Maersk chose profitability over market share in the third quarter as the container shipping giant bolstered its bottom line on lower revenues.
A.P. Moller – Maersk (APMM) said its ocean container shipping division generated freight revenues of $6.373 million in the quarter ended September 30, down 0.9% compared to a year earlier. However, earnings before interest, taxes, depreciation and amortization (EBITDA) climbed 12.6% in the period to $1.268 million.
The result was achieved despite the carrier’s average loaded freight rate declining 3.6% year-on-year in Q3 2019 and volumes increasing by only 2.1%.
Lars Jensen, CEO of SeaIntelligence Consulting, said Maersk’s third quarter performance was accomplished primarily through a reduction in underlying operational costs of 2.3% and offered further proof of the company’s “ability to continuously improve operational efficiency.”
He added, “Profitability measured as EBITDA margin increased to 17.4% – a tiny fraction ahead of Hapag-Lloyd.
“Both these carriers clearly exhibit a successful approach based on a ‘profits over market share’ prioritization. Especially when contrasted with Evergreen, Yang Ming and HMM, which are clearly still struggling with how to become profitable.”
Maersk said the total volume increase of 2.1% was mainly driven by a 4.3% increase in backhaul volumes, with headhaul volumes up just 1.2% in the third quarter.
“Global volume growth was around 1.5%,” Maersk said in a statement. “The East-West volume decrease was led by North America trades due to trade restrictions, while Europe was on par.”

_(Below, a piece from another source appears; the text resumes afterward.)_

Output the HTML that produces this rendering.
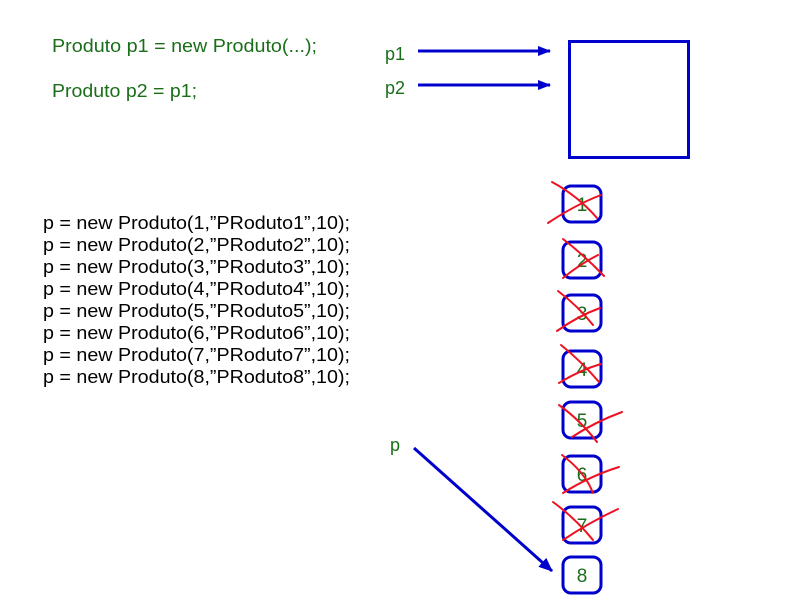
<!DOCTYPE html>
<html><head><meta charset="utf-8"><style>html,body{margin:0;padding:0;background:#fff}svg{display:block}</style></head>
<body>
<svg width="800" height="600" viewBox="0 0 800 600" xmlns="http://www.w3.org/2000/svg" font-family="'Liberation Sans', sans-serif">
<defs>
<marker id="ah" markerWidth="13" markerHeight="10" refX="12" refY="5" orient="auto" markerUnits="userSpaceOnUse">
<path d="M0,0 L13,5 L0,10 z" fill="#0000cc"/>
</marker>
<marker id="ah2" markerWidth="15" markerHeight="12" refX="13" refY="6" orient="auto" markerUnits="userSpaceOnUse">
<path d="M0,0 L14,6 L0,12 z" fill="#0000cc"/>
</marker>
</defs>
<g fill="#1a6e1a" font-size="18">
<text x="52" y="52" textLength="265" lengthAdjust="spacingAndGlyphs">Produto p1 = new Produto(...);</text>
<text x="52" y="97" textLength="145" lengthAdjust="spacingAndGlyphs">Produto p2 = p1;</text>
<text x="385" y="60">p1</text>
<text x="385" y="94">p2</text>
<text x="390" y="451">p</text>
</g>
<g fill="#000" font-size="18">
<text x="43" y="229" textLength="307" lengthAdjust="spacingAndGlyphs">p = new Produto(1,”PRoduto1”,10);</text>
<text x="43" y="251" textLength="307" lengthAdjust="spacingAndGlyphs">p = new Produto(2,”PRoduto2”,10);</text>
<text x="43" y="273" textLength="307" lengthAdjust="spacingAndGlyphs">p = new Produto(3,”PRoduto3”,10);</text>
<text x="43" y="295" textLength="307" lengthAdjust="spacingAndGlyphs">p = new Produto(4,”PRoduto4”,10);</text>
<text x="43" y="317" textLength="307" lengthAdjust="spacingAndGlyphs">p = new Produto(5,”PRoduto5”,10);</text>
<text x="43" y="339" textLength="307" lengthAdjust="spacingAndGlyphs">p = new Produto(6,”PRoduto6”,10);</text>
<text x="43" y="361" textLength="307" lengthAdjust="spacingAndGlyphs">p = new Produto(7,”PRoduto7”,10);</text>
<text x="43" y="383" textLength="307" lengthAdjust="spacingAndGlyphs">p = new Produto(8,”PRoduto8”,10);</text>
</g>
<rect x="569.5" y="41.5" width="119" height="116" fill="none" stroke="#0000cc" stroke-width="3"/>
<g stroke="#0000cc" stroke-width="3" fill="none">
<line x1="418" y1="51" x2="550" y2="51" marker-end="url(#ah)"/>
<line x1="418" y1="85" x2="550" y2="85" marker-end="url(#ah)"/>
<line x1="414" y1="448" x2="552" y2="571" marker-end="url(#ah2)"/>
</g>
<g stroke="#0000cc" stroke-width="3" fill="#fff">
<rect x="563" y="186" width="38" height="36" rx="8"/>
<rect x="563" y="242" width="38" height="36" rx="8"/>
<rect x="563" y="295" width="38" height="36" rx="8"/>
<rect x="563" y="351" width="38" height="36" rx="8"/>
<rect x="563" y="402" width="38" height="36" rx="8"/>
<rect x="563" y="456" width="38" height="36" rx="8"/>
<rect x="563" y="507" width="38" height="36" rx="8"/>
<rect x="563" y="557" width="38" height="36" rx="8"/>
</g>
<g fill="#1a6e1a" font-size="19" text-anchor="middle">
<text x="582" y="211">1</text>
<text x="582" y="267">2</text>
<text x="582" y="320">3</text>
<text x="582" y="376">4</text>
<text x="582" y="427">5</text>
<text x="582" y="481">6</text>
<text x="582" y="532">7</text>
<text x="582" y="582">8</text>
</g>
<g stroke="#ee1122" stroke-width="2" fill="none" stroke-linecap="round">
<path d="M552,182 Q578,196 597,218"/><path d="M548,223 Q575,205 601,195"/>
<path d="M563,239 Q585,256 604,276"/><path d="M563,278 Q580,264 598,255"/>
<path d="M558,291 Q578,306 593,325"/><path d="M557,331 Q578,316 600,308"/>
<path d="M561,345 Q582,362 599,382"/><path d="M559,383 Q580,370 601,364"/>
<path d="M559,405 Q580,420 597,442"/><path d="M572,437 Q595,422 622,412"/>
<path d="M562,455 Q585,472 593,493"/><path d="M563,493 Q590,476 619,467"/>
<path d="M553,502 Q575,518 593,540"/><path d="M563,540 Q590,522 618,509"/>
</g>
</svg>
</body></html>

The Maersk announcement also stated, “The North-South volume increase was driven by higher import volumes to Africa, while the negative demand in Latin America continued.“
APMM (CPH: MAERSK-B) reported group revenues of $10.1 billion in the Q3 2019, down 0.9% year-on-year, and EBITDA of $1.7 billion, an increase of 14%.
Maersk CEO Soren Skou said, “While the global container demand, as expected, was lower in the third quarter due to weaker growth in the global economy, A.P. Moller – Maersk continued to improve its operating results.”
Skou, who has also taken on the role of COO after it was announced on 11 November that Søren Toft had left to “pursue an opportunity outside the company,” said the group had delivered strong free cash flow and a return on invested capital of 6.4%.
This was achieved as a result of “strong operational performance in Ocean, higher margins in Terminals and solid earnings progress in Logistics & Services,” he added.
APMM’s Terminals & Towage division posted EBITDA of $313 million, up 23% compared to a year earlier. Division revenues rose 5.8% to $986 million in the period.
The company’s Logistics & Services division recorded EBITDA of $94 million, up 34% compared to the third quarter of 2018. Revenues increased 2.6% to $1.622 million and were “positively impacted by increasing revenue in intermodal and warehousing and distribution, offset by declining revenue in sea and air freight forwarding and supply change management,” said a company statement.
The statement added, “Volumes in air and sea freight forwarding were negatively impacted by general weaker demand and year-over-year effects from strategic initiatives taken earlier in the year to exit some countries.”
As announced on 21 October, APMM now expects EBITDA this year in the range of $5.4-5.8 billion, up from its previous forecast of $5 billion
“The strong performance for the quarter combined with our expectations for the rest of the year, led to the recent upgrade of our earnings expectations for 2019,” said Skou. “We will continue our focus on profitability and free cash flow in the fourth quarter and into 2020.”